DWS, the asset management arm of Germany’s Deutsche Bank, is launching a new range of environmental, social and governance (ESG) ETFs under its ‘Xtrackers’ brand.
The four new ETFs provide exposure to ESG-filtered equity indices tracking global, US, Japanese and European markets (see product table).
“Sustainability is one of our key values, which means we not only want to meet demand for responsible investing, we also aim to actively encourage it,” said Petra Pflaum, DWS Chief Investment Officer for Responsible Investments.
The new ETFs track indices that are part of the MSCI ESG Leaders Low Carbon ex-Tobacco Involvement 5% series. The indices use filtering based on MSCI ESG research to ensure that included companies meet strict ESG and low carbon requirements.
DWS’s investment methodology involves applying screening filters – based on ESG requirements and carbon emissions – to the 1,648 companies on the MSCI Word Index.
Companies with exposure to nuclear power, controversial weapons or tobacco production are excluded, as are companies with excessive revenues (US$1 billion or 50% of earnings) coming from areas such as alcohol, gambling or conventional weapons.
Remaining companies are then given an ESG rating relative to peers, with those below a certain threshold excluded.
A ‘controversies screen’ is also applied to exclude companies deemed to be involved in serious ESG controversies.
The carbon emissions screening methodology is based on assessments of current emissions and potential emissions and is designed to filter out the most carbon intensive companies.
The final ESG/low carbon MSCI World-derived index – which the ‘Xtrackers’ ETF tracks – comprises 635 companies from the original 1,649, weighted by market capitalisation.
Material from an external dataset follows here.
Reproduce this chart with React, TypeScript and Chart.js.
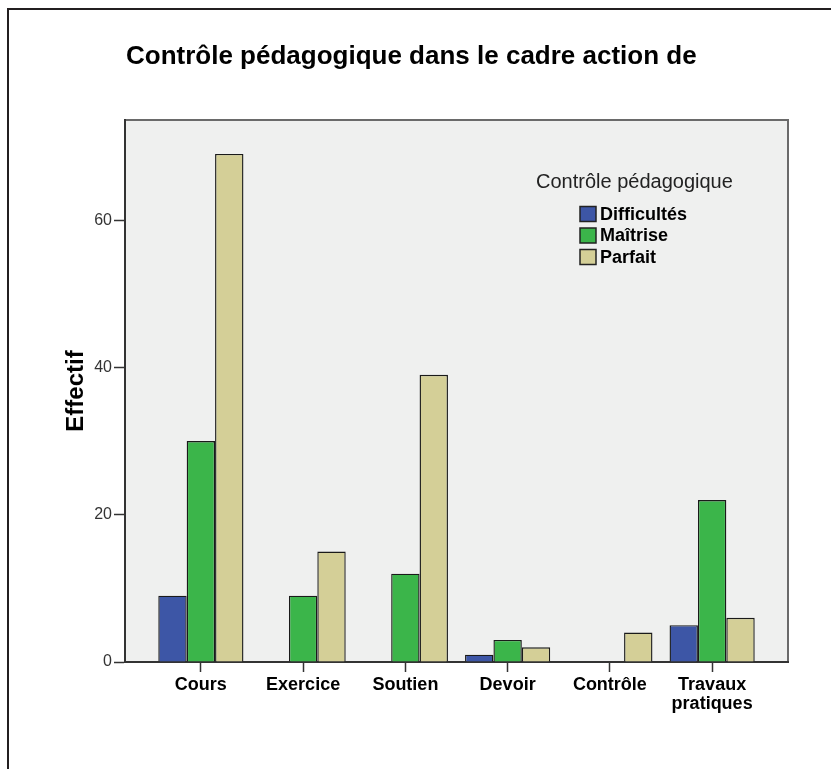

The incorporation of ESG factors – beyond financial factors – at DWS is integrated into the investment decision-making process for liquid and illiquid products.
DWS has more than €20m dedicated ESG assets under management, including seven sustainable and impact funds investing in sectors such as clean energy, energy storage and water, as well as real estate investments in certified green-labelled buildings.
DWS’s existing ‘Xtrackers’ II ESG EUR Corporate Bond UCITS ETF 1C EUR also uses a similar MSCI screening process and posted returns of 3.75% over the last three years (to 15 May).